▸ **The task**
Only the lines from the top of the listing below to the line that has "plt.rcParams['font.family'] = ['DejaVu" should be echoed, with both ends kept and pictures left out.

━━━━━ Provided material

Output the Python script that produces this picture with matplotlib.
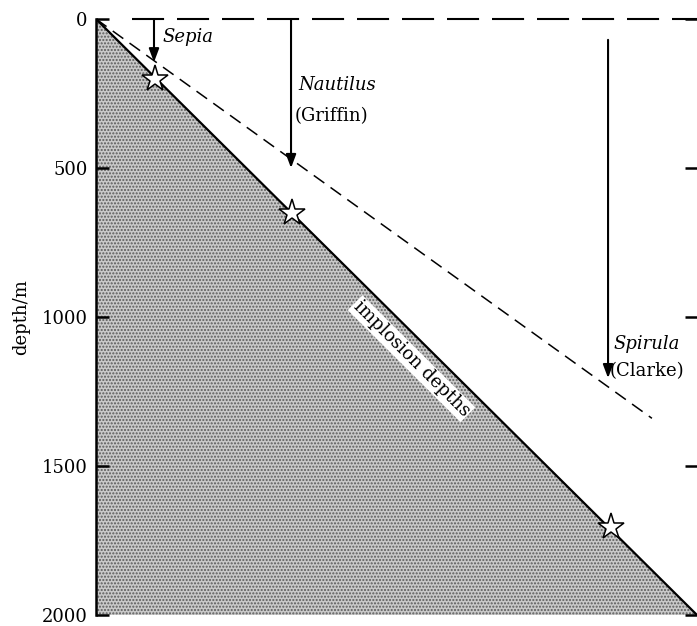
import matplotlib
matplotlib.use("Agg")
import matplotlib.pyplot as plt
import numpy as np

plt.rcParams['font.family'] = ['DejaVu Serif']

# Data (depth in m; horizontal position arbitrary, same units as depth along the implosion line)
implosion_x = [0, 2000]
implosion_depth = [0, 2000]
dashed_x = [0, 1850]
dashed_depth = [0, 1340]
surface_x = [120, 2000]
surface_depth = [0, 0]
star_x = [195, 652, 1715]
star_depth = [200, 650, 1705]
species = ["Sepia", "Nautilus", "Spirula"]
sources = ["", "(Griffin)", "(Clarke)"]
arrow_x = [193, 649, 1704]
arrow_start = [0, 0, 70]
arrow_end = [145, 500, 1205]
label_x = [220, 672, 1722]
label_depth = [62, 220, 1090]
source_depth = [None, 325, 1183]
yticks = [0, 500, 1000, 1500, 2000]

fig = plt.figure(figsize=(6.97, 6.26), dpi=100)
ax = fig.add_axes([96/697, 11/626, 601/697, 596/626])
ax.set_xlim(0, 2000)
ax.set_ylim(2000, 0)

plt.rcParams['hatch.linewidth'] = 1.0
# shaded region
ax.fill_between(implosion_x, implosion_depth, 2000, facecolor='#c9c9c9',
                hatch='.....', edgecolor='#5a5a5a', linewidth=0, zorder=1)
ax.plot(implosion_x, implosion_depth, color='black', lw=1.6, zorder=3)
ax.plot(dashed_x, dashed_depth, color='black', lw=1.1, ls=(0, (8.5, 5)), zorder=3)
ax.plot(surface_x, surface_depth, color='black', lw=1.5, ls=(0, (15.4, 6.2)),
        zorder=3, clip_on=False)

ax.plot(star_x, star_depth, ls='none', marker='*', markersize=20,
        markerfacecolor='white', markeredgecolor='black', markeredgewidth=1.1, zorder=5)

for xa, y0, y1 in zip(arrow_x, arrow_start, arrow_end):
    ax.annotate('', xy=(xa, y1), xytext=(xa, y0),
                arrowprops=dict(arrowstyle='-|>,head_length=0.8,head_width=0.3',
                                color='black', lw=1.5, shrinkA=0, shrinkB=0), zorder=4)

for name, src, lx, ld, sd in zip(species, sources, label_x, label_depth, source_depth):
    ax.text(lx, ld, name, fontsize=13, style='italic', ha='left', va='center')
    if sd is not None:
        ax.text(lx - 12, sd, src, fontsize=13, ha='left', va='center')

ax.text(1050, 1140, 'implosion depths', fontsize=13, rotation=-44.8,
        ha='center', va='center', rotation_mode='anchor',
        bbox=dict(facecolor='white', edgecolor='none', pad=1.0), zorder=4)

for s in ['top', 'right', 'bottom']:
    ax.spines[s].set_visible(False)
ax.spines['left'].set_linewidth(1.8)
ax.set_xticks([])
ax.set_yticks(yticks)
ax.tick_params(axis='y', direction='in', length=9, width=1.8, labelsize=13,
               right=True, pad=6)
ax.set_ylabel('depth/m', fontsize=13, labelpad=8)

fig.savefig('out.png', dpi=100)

━━━━━━━━━━

▸ **Exercise solution**
Output the Python script that produces this picture with matplotlib.
import matplotlib
matplotlib.use("Agg")
import matplotlib.pyplot as plt
import numpy as np

plt.rcParams['font.family'] = ['DejaVu Serif']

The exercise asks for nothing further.